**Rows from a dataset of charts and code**
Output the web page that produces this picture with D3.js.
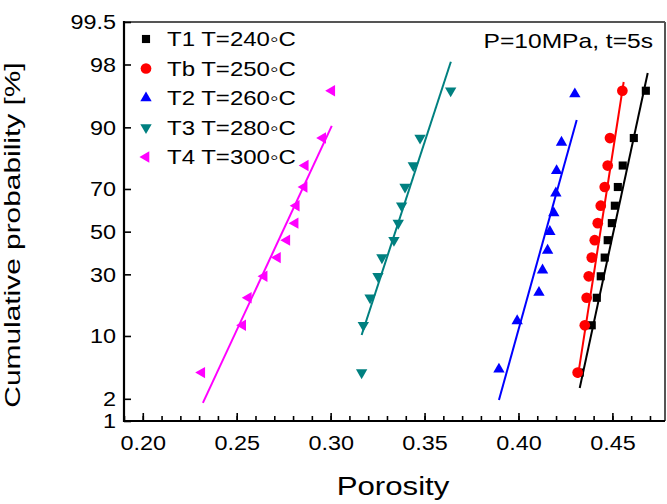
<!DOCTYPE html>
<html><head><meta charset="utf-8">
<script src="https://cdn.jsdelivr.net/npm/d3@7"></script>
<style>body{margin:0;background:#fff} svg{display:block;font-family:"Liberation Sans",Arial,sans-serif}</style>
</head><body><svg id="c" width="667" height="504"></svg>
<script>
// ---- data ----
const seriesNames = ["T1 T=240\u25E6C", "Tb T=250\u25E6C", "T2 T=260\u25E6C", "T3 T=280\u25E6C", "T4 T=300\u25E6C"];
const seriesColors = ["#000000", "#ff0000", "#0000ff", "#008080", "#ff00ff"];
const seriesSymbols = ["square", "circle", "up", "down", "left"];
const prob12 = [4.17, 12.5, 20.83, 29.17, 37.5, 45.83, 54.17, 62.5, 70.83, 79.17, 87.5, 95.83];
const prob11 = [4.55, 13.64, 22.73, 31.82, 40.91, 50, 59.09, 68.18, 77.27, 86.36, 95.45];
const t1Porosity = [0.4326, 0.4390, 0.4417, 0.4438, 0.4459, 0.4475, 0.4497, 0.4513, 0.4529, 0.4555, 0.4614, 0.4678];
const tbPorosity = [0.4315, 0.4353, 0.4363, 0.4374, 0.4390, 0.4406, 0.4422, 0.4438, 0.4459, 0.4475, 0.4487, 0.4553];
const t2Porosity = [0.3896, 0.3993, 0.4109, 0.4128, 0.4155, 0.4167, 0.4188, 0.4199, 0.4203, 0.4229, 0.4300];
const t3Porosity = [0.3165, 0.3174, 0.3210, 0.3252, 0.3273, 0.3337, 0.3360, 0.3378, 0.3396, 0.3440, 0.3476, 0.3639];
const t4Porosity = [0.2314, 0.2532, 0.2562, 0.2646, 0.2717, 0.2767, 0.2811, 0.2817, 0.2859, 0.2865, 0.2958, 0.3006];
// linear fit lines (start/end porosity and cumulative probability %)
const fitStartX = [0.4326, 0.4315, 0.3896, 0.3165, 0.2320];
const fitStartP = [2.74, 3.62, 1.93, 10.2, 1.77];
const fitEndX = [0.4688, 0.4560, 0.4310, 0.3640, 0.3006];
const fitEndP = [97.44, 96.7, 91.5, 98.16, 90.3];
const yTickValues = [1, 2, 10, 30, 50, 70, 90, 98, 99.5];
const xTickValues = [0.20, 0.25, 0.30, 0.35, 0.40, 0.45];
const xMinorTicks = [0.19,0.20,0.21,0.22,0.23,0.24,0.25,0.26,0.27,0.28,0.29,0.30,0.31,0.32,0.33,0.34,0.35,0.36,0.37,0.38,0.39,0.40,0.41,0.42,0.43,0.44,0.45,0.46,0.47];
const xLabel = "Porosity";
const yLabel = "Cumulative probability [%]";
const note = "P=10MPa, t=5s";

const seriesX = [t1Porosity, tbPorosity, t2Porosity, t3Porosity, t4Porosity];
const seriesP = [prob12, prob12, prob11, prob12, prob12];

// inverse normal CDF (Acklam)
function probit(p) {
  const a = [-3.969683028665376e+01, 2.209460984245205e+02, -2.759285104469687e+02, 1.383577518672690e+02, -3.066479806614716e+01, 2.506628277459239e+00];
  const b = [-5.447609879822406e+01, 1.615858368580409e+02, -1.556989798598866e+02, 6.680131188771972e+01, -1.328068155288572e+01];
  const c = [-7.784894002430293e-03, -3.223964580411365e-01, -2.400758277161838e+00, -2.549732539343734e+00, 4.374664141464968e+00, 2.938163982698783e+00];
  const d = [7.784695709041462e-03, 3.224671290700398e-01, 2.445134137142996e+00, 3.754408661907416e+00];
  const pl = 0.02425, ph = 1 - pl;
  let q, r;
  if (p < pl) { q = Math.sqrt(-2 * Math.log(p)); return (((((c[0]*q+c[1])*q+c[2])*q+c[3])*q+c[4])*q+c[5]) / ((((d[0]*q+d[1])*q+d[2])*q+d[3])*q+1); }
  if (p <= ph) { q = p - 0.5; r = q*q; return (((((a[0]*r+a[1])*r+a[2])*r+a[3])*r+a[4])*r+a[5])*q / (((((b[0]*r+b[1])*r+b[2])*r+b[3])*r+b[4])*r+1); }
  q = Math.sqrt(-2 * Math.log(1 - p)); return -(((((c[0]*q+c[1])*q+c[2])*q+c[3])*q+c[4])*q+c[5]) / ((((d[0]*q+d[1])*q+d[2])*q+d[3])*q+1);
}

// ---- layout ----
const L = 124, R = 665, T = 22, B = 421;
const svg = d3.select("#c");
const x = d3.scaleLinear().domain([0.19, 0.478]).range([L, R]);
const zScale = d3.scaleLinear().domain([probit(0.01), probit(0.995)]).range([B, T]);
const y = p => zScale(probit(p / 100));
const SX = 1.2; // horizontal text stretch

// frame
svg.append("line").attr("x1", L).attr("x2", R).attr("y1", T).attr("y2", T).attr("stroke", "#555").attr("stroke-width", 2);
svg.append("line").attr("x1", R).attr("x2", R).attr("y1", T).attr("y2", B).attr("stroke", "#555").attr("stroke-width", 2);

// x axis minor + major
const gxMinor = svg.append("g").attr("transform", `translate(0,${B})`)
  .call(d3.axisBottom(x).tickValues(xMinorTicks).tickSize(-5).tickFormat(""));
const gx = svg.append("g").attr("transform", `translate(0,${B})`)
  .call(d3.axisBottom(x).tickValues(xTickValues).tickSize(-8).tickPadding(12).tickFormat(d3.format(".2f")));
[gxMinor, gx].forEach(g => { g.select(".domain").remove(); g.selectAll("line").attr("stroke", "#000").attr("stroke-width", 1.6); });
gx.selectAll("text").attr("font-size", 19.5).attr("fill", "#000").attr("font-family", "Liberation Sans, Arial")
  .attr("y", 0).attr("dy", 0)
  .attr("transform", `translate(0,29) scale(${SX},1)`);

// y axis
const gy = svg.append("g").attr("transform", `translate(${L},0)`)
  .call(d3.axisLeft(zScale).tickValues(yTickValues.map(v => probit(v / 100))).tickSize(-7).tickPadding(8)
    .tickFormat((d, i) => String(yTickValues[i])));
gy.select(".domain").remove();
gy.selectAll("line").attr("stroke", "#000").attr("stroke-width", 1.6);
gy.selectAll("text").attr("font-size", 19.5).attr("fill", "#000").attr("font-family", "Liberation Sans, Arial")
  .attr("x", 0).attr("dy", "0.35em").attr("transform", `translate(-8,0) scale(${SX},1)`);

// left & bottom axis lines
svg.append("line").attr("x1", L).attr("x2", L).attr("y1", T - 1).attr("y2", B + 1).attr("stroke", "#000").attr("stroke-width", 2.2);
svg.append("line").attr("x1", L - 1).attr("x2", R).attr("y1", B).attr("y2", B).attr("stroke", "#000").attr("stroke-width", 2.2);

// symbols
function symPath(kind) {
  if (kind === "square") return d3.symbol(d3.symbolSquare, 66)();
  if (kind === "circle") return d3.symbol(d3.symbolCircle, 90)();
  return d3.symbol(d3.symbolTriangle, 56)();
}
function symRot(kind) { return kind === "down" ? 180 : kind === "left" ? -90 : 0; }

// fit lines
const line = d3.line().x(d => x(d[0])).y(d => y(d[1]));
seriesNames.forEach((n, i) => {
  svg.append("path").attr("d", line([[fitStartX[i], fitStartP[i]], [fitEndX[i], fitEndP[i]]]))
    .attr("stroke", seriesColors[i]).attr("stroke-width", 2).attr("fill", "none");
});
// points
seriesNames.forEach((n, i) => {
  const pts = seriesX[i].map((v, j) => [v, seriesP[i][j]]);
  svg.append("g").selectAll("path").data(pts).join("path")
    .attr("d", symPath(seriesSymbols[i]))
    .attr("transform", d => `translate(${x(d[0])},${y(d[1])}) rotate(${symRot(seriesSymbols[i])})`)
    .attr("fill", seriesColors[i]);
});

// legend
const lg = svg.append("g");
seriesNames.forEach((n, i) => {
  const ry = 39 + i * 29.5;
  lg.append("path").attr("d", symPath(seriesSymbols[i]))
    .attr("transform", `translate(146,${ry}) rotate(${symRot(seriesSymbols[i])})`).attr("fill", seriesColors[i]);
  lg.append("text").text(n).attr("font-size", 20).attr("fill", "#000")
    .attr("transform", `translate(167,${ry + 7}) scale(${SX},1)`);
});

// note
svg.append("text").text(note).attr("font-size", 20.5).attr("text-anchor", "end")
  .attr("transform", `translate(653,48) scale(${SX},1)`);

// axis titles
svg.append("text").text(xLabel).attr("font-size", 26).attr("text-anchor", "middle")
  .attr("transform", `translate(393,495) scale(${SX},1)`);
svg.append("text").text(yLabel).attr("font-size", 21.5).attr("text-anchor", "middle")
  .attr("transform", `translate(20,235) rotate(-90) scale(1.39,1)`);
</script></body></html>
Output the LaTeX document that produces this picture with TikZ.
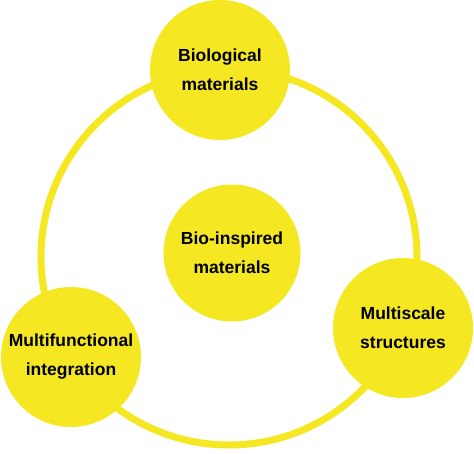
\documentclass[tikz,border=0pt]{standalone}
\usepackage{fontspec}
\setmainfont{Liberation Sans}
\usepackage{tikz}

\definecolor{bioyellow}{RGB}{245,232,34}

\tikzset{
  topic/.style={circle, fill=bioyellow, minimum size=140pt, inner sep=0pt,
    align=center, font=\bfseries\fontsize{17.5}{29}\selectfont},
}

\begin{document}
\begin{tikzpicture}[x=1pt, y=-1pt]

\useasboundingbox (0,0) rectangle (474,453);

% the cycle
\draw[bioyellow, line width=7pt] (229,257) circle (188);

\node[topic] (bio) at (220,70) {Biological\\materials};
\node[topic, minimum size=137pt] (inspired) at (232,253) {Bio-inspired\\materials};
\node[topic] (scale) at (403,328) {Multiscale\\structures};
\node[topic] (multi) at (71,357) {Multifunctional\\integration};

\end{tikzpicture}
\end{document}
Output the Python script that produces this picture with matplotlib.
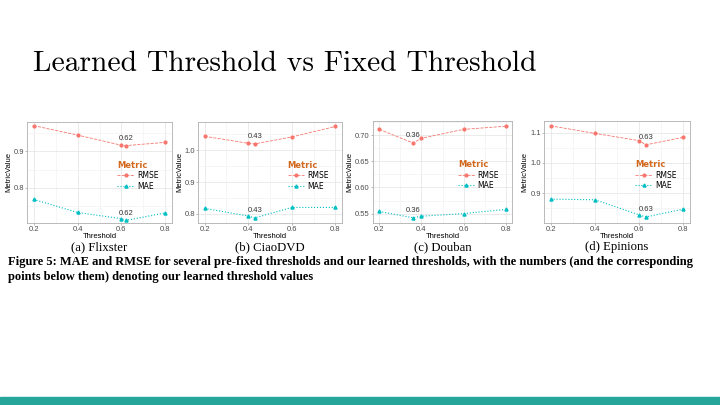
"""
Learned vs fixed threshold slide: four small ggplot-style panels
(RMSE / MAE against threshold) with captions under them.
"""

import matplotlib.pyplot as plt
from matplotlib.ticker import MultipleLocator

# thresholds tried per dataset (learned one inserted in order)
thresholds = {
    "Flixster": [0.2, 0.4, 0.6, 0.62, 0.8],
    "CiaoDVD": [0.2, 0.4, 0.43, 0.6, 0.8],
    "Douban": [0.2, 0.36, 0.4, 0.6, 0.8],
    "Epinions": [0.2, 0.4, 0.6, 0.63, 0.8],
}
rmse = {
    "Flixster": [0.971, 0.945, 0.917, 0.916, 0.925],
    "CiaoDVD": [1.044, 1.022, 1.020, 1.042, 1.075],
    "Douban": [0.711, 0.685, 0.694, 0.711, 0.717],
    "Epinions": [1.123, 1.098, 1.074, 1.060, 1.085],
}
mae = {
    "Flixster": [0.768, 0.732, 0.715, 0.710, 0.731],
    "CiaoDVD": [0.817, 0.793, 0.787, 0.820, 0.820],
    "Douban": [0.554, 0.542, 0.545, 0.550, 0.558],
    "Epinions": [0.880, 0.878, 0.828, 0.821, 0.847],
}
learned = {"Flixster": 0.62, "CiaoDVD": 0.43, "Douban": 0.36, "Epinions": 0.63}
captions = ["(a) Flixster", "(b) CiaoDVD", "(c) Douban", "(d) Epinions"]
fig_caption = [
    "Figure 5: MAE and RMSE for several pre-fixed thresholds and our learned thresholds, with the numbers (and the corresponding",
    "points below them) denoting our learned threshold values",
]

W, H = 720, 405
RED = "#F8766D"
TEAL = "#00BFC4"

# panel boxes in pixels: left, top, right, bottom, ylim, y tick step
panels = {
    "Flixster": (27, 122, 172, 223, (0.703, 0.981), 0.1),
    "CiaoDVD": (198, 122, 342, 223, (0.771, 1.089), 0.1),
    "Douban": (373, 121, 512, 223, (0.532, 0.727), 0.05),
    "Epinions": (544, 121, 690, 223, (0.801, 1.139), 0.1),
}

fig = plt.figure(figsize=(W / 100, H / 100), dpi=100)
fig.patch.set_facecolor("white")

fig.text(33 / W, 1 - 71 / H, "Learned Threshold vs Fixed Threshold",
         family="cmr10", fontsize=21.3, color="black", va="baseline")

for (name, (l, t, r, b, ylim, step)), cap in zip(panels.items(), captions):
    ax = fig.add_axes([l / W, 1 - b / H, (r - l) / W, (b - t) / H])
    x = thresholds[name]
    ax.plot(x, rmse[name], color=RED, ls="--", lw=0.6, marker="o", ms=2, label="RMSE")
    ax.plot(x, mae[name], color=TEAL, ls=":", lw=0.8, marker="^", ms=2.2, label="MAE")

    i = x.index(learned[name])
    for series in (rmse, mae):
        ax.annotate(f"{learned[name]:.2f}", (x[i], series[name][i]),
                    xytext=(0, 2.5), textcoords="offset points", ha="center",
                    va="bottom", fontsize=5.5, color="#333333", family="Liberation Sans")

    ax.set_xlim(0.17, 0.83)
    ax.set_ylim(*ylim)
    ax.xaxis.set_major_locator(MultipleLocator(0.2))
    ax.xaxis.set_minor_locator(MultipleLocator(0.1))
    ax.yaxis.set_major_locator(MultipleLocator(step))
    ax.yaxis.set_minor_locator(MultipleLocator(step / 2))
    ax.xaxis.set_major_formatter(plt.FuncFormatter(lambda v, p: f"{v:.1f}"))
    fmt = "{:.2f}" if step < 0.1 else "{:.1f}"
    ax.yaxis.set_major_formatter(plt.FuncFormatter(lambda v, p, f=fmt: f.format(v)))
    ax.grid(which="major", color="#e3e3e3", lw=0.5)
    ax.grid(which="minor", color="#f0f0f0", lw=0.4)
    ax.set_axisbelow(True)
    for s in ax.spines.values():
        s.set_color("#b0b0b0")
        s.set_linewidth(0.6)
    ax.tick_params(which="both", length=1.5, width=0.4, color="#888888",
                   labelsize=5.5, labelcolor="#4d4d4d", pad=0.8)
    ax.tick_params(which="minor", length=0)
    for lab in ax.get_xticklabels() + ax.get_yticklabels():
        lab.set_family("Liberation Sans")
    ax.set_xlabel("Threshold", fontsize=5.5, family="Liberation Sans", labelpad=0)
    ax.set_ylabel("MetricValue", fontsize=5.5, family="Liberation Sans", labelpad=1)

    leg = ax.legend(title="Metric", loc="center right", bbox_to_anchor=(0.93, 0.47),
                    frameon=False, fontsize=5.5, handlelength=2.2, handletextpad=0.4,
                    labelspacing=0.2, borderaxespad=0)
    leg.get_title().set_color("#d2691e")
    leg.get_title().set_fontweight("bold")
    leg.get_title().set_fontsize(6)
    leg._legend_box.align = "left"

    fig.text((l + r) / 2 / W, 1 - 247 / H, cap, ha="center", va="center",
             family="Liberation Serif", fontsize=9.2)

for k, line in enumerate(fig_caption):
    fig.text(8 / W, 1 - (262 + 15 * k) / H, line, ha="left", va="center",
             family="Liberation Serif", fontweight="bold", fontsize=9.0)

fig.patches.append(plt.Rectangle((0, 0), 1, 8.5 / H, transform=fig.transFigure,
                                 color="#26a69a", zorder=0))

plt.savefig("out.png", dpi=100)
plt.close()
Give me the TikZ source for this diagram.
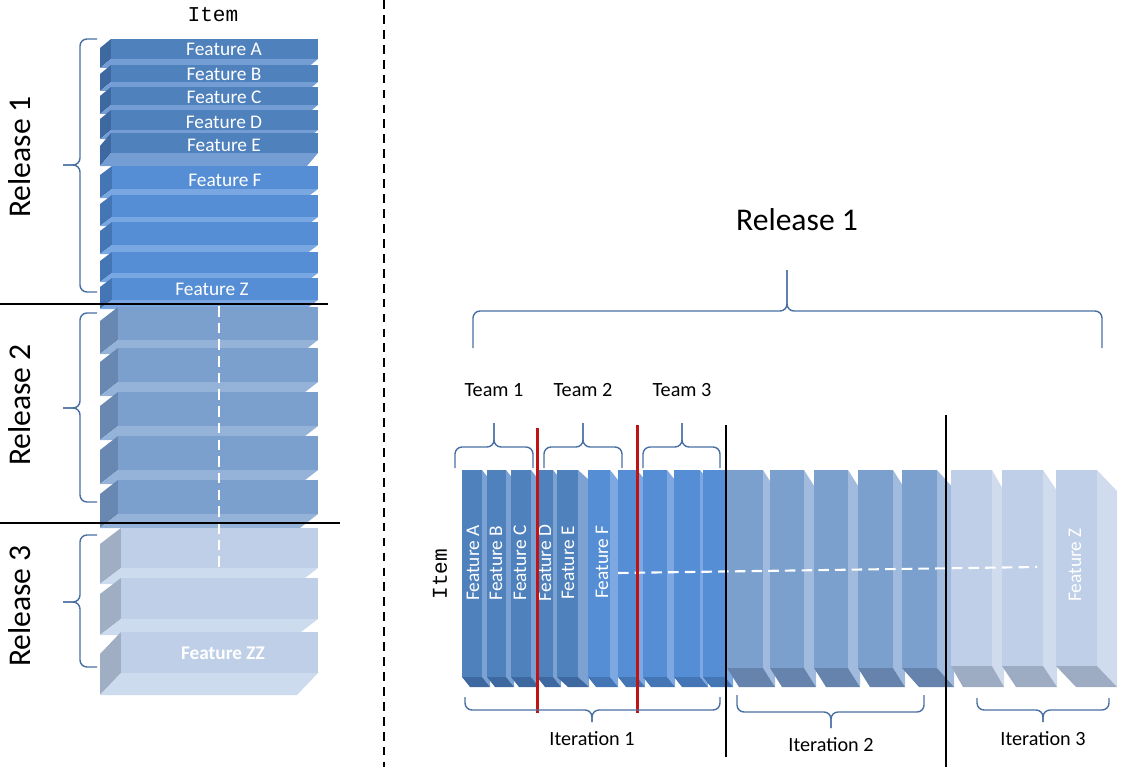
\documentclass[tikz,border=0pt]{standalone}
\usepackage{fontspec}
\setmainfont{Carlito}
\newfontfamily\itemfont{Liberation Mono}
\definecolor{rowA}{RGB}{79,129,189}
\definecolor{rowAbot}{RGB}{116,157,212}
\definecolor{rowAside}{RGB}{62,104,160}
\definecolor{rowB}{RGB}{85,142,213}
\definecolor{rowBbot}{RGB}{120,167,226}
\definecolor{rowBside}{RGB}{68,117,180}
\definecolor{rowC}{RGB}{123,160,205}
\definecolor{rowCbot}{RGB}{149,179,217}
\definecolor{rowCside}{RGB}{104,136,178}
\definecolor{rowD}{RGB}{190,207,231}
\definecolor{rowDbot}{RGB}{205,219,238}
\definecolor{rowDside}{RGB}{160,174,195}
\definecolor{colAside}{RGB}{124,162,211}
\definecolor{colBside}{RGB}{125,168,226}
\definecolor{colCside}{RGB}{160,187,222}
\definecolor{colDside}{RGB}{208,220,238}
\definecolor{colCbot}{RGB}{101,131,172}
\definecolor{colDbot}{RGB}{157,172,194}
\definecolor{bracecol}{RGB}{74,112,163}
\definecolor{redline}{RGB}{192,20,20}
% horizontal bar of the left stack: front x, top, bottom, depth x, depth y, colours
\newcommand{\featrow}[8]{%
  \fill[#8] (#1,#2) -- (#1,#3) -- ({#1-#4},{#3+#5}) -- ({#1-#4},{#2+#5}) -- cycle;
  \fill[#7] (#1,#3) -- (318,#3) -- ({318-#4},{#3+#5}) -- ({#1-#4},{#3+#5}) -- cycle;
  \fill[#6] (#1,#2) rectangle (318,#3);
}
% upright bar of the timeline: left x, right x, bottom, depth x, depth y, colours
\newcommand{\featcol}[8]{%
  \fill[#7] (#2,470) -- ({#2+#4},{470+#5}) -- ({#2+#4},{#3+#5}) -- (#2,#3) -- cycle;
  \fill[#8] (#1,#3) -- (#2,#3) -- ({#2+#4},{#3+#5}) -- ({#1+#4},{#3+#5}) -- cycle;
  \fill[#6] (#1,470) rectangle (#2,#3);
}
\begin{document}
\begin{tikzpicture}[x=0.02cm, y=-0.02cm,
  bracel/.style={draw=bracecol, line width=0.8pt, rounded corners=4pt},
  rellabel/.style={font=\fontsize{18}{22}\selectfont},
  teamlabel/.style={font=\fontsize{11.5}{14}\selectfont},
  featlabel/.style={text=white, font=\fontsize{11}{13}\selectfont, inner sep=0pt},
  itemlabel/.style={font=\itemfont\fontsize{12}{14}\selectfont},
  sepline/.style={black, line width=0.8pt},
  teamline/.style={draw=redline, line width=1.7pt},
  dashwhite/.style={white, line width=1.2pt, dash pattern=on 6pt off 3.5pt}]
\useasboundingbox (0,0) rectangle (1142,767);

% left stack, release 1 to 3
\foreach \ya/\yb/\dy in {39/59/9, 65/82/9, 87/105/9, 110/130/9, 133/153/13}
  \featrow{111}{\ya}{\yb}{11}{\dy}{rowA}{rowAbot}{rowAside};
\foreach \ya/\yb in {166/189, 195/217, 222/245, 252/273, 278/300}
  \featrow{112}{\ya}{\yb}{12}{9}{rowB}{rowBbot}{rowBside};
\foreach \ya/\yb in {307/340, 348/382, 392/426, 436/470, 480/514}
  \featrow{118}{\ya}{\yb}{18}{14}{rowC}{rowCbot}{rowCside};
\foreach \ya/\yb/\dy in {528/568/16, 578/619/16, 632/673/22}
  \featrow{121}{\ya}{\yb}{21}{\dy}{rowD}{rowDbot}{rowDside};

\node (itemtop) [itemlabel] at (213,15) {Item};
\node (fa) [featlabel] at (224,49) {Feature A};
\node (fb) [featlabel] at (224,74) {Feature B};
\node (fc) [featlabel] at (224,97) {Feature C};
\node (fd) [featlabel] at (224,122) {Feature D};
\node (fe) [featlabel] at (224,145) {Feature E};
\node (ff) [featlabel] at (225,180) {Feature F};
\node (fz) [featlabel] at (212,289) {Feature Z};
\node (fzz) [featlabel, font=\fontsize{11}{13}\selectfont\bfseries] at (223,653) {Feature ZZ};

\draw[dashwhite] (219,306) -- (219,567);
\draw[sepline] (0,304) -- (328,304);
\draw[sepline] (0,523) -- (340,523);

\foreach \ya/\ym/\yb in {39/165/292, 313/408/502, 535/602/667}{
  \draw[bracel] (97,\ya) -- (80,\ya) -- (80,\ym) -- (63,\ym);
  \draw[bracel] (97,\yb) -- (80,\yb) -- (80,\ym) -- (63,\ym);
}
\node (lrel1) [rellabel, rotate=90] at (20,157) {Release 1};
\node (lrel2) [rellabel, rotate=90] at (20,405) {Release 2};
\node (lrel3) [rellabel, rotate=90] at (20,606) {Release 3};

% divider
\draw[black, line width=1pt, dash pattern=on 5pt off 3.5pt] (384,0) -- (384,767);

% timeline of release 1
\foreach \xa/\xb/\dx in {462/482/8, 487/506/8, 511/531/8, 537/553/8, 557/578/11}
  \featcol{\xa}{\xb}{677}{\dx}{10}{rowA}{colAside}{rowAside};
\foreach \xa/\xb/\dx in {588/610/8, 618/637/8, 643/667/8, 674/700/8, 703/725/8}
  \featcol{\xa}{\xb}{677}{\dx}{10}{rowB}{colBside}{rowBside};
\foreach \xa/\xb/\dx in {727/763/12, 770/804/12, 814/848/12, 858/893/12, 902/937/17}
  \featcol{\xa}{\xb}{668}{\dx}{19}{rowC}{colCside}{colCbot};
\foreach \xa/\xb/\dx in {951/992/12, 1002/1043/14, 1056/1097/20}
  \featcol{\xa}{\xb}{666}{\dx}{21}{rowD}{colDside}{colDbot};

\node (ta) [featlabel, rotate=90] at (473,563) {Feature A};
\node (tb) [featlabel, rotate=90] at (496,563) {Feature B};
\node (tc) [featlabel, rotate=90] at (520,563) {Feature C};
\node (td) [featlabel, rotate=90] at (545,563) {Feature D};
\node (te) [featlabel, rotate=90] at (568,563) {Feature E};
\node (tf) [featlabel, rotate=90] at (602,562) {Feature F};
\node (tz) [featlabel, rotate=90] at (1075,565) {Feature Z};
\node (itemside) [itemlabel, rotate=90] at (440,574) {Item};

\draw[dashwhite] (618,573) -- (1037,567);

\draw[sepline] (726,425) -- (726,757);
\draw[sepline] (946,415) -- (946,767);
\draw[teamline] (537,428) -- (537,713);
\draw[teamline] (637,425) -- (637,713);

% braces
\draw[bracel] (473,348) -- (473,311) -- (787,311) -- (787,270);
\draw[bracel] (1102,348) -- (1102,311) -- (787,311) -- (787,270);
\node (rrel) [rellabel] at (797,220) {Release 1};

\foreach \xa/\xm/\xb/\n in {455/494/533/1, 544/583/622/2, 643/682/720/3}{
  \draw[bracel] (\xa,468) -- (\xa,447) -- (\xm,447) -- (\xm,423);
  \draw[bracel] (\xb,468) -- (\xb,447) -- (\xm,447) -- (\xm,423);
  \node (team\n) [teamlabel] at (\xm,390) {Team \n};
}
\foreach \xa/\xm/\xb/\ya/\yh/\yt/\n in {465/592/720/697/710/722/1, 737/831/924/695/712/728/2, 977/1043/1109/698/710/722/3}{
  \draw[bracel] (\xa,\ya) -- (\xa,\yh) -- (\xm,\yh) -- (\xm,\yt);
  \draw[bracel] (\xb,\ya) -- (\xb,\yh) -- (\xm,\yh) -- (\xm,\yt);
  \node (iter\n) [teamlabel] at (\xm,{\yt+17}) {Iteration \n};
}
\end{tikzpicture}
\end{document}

**INSTRUCTION**
Repeat exactly the part that opens with the line containing "Output the LaTeX" and closes with the line containing "(0,0) rectangle (474,453);". Include both end lines, and drop the pictures.

**REPLY TO THE TASK**
Output the LaTeX document that produces this picture with TikZ.
\documentclass[tikz,border=0pt]{standalone}
\usepackage{fontspec}
\setmainfont{Liberation Sans}
\usepackage{tikz}

\definecolor{bioyellow}{RGB}{245,232,34}

\tikzset{
  topic/.style={circle, fill=bioyellow, minimum size=140pt, inner sep=0pt,
    align=center, font=\bfseries\fontsize{17.5}{29}\selectfont},
}

\begin{document}
\begin{tikzpicture}[x=1pt, y=-1pt]

\useasboundingbox (0,0) rectangle (474,453);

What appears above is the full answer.